Monday, April 23, 2012

A New Way to Test

In the previous project for Object-Oriented Programming, or "Brogramming", (since we always program with partners :) ) I was trying to conjure up new ways to get access to my private variables from cppunit tests.

The ugliest way is to use getters and setters to play with the variables you want to check and modify. Using getters and setters is typically frowned upon though, and there are much better ways to test your code, especially if you are only creating the getter and setter methods for testing purposes.

One of the ways that was conversed about in class was to make the test cppunit structs friends of the classes you want access to. This gives the cppunit tests access to all of the variables, and we can do our testing without the hassle of dealing with getters and setters. The problem with this is that we literally have to declare the test class or struct a friend in each class or struct we want access to, and I would argue that putting these friends in your classes can needlessly clutter source code, even it is only a few added lines.

I then got the wonderful idea of using macros to play with the private, public, and protected declarations within the classes, isolating the test file access from the body of the source code. The first option with this is to do something like the following:

//not the test file
#ifdef test_mode
    #define private public
#endif

//testfile
#define test_mode

This could be considered by some to be a little on the dangerous side, so at this point I introduce a tradeoff. In one hand, we could simply give anyone who defined "test_mode" access to all of the private variables in the class we are trying to test.
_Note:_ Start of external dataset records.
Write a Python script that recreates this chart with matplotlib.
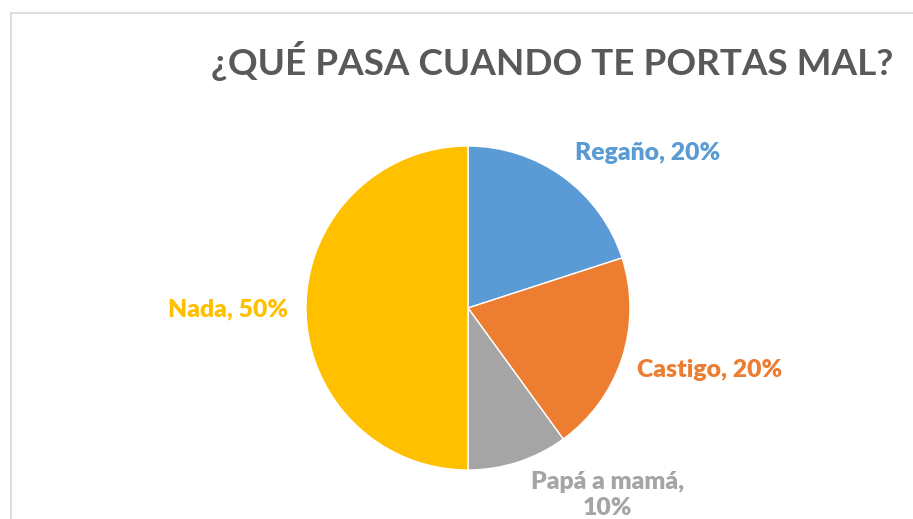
import matplotlib
matplotlib.use("Agg")
from matplotlib import pyplot as plt
from matplotlib.lines import Line2D

# Data
labels = ["Regaño", "Castigo", "Papá a mamá", "Nada"]
values = [20, 20, 10, 50]
colors = ["#5B9BD5", "#ED7D31", "#A5A5A5", "#FFC000"]
label_text = ["Regaño, 20%", "Castigo, 20%", "Papá a mamá,\n10%", "Nada, 50%"]
label_pos = [(1.11, 0.957), (1.49, -0.383), (0.86, -1.155), (-1.48, -0.01)]

W, H = 913, 519
fig = plt.figure(figsize=(W / 100, H / 100), dpi=100)
fig.patch.set_facecolor("white")

# chart border (cropped)
fig.add_artist(Line2D([10.5 / W, 10.5 / W], [0, (H - 12.5) / H], color="#D9D9D9", lw=1.2))
fig.add_artist(Line2D([10.5 / W, 1], [(H - 12.5) / H, (H - 12.5) / H], color="#D9D9D9", lw=1.2))

cx, cy, r = 468, H - 308, 162
ax = fig.add_axes([(cx - r) / W, (cy - r) / H, 2 * r / W, 2 * r / H])
ax.pie(values, colors=colors, startangle=90, counterclock=False, radius=1,
       wedgeprops=dict(edgecolor="white", linewidth=1))
ax.set_xlim(-1, 1)
ax.set_ylim(-1, 1)
ax.set_aspect("equal")
ax.axis("off")

for txt, (x, y), c in zip(label_text, label_pos, colors):
    ax.text(x, y, txt, color=c, fontsize=17.8, fontweight="heavy", family="Lato",
            ha="center", va="center", linespacing=1.25, clip_on=False)

fig.text(552 / W, 1 - 61 / H, "¿QUÉ PASA CUANDO TE PORTAS MAL?", fontsize=26.6,
         fontweight="bold", family="Lato", color="#595959", ha="center", va="center")

fig.savefig("out.png", dpi=100)
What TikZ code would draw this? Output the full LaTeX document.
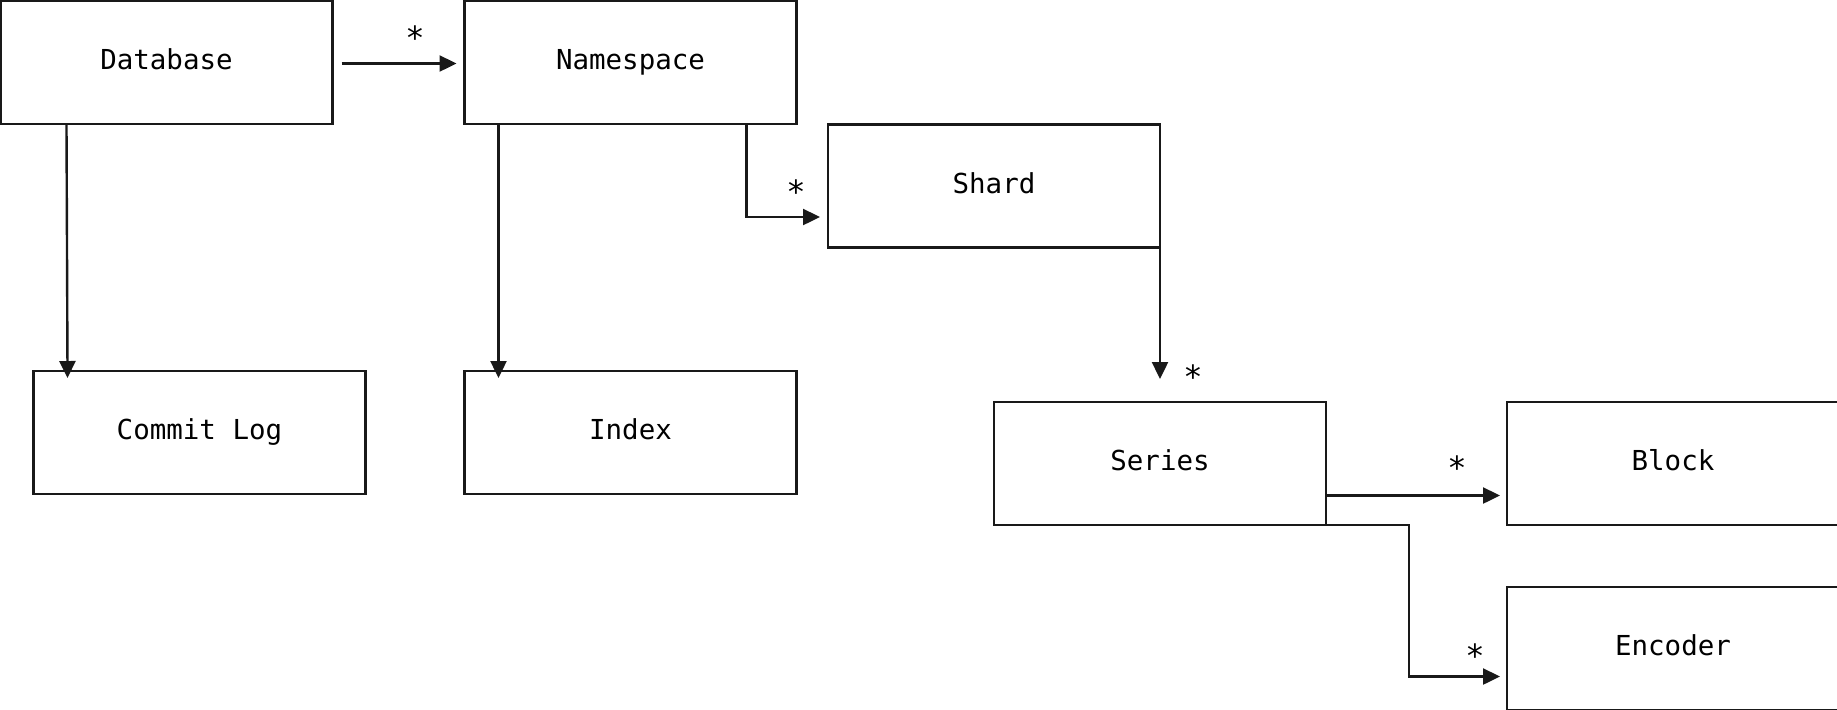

In the other we could do something a little more complex like the following:

//not the test file
#ifdef test_mode
    #define private protected
#endif

//testfile
#define test_mode

So instead of simply making all of the private variables public, we make them protected. Why? Well, in this case any class which is a child of all the classes in the source file being tested will have access to all of the previously private variables. The idea is that now we can simply declare the test class a child of the class(es) we want to test and test away!